In relation to Covington (my fictional version of him), I cast him as a natural-born religious man right through. I have him exulting in this state, which I per
sonally regard as a gift in some people, while not having it myself. I grant Covington the blessing of being blessed, along with his qualities of cheerfulness, willingness, physical strength and capacity for hard physical work, sexual desire, and humility. To which should be added, in relation to Darwin, loyalty, even love. And on top of that (because good intelligence always requires the holding of contradictory ideas) a good intelligence.
Towards the end of his life I have Covington look back and ask: Had Darwin, on their voyage, found proof of natural selection thus doing away with God? Had Covington himself, as a believer through and through, handed over to Darwin the proof he needed (specimens by the barrel-full)? Had Covington thus committed, as he puts it to himself, a crime against God and his own good nature?
I have something like this suspicion—and the hope it is otherwise—linger in Covington’s mind for the more than twenty years following the Beagle voyage until the publication of The Origin of Species (1859).

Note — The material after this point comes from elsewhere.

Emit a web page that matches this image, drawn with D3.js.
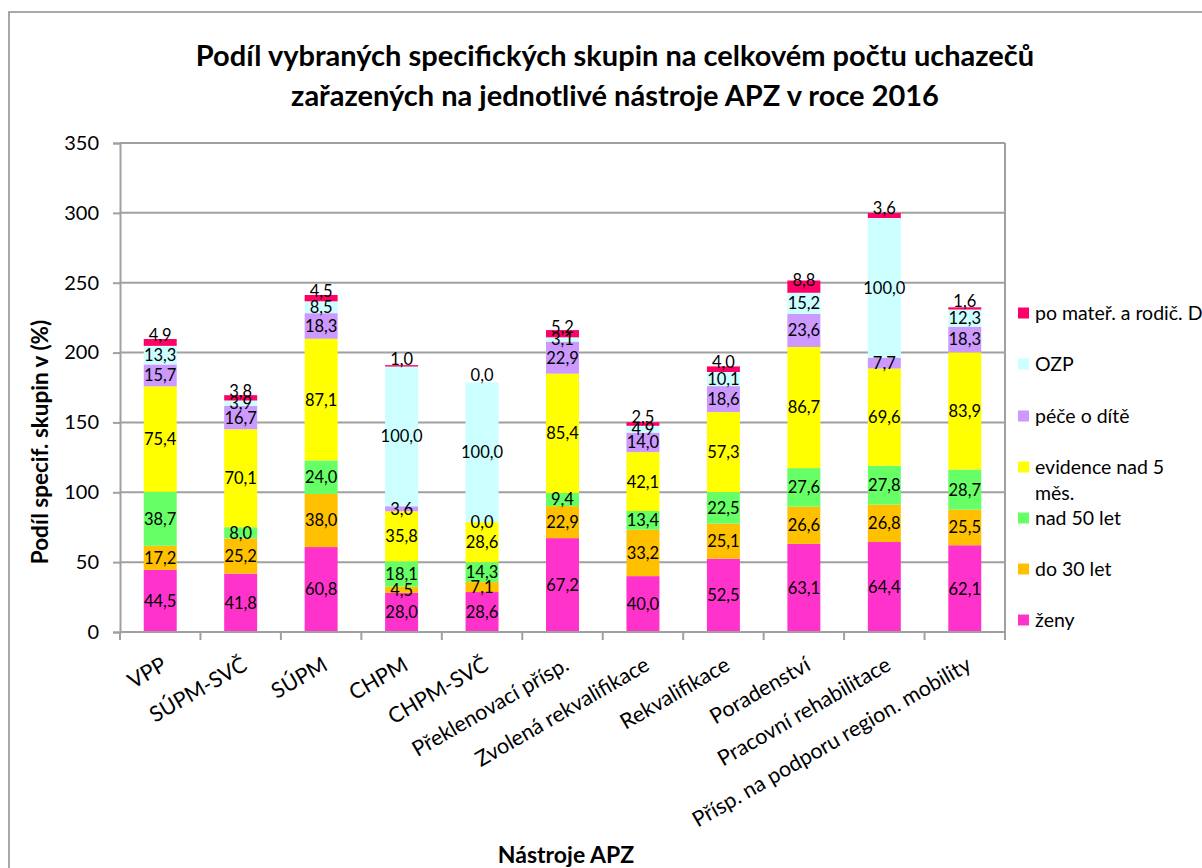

What was Covington’s reaction to the arrival of the first copies of The Origin of Species in Australia (in 1860)? There is no record of it. Through the blanks in the record I was drawn to imagine it, enlarge upon it, allowing a mixture of admiration, resentment, slavishness, rivalry, incomprehension, and, as I say, love, to enter Covington’s relationship with Darwin. I seemed to be given latitude for this by Darwin himself, who without any further explanation (then or later) wrote to his sister in 1834: ‘My servant is an odd sort of person; I do not very much like him; but he is, perhaps from his very oddity, very well adapted to all my purposes.’
The local colour and high adventure of the voyage of the Beagle is a great story in itself, nowhere better told than in Darwin’s own account of it, his 1839 best-seller: The Journal of Researches into the Geology and Natural History of the Various Countries Visited by H.M.S. ‘Beagle’.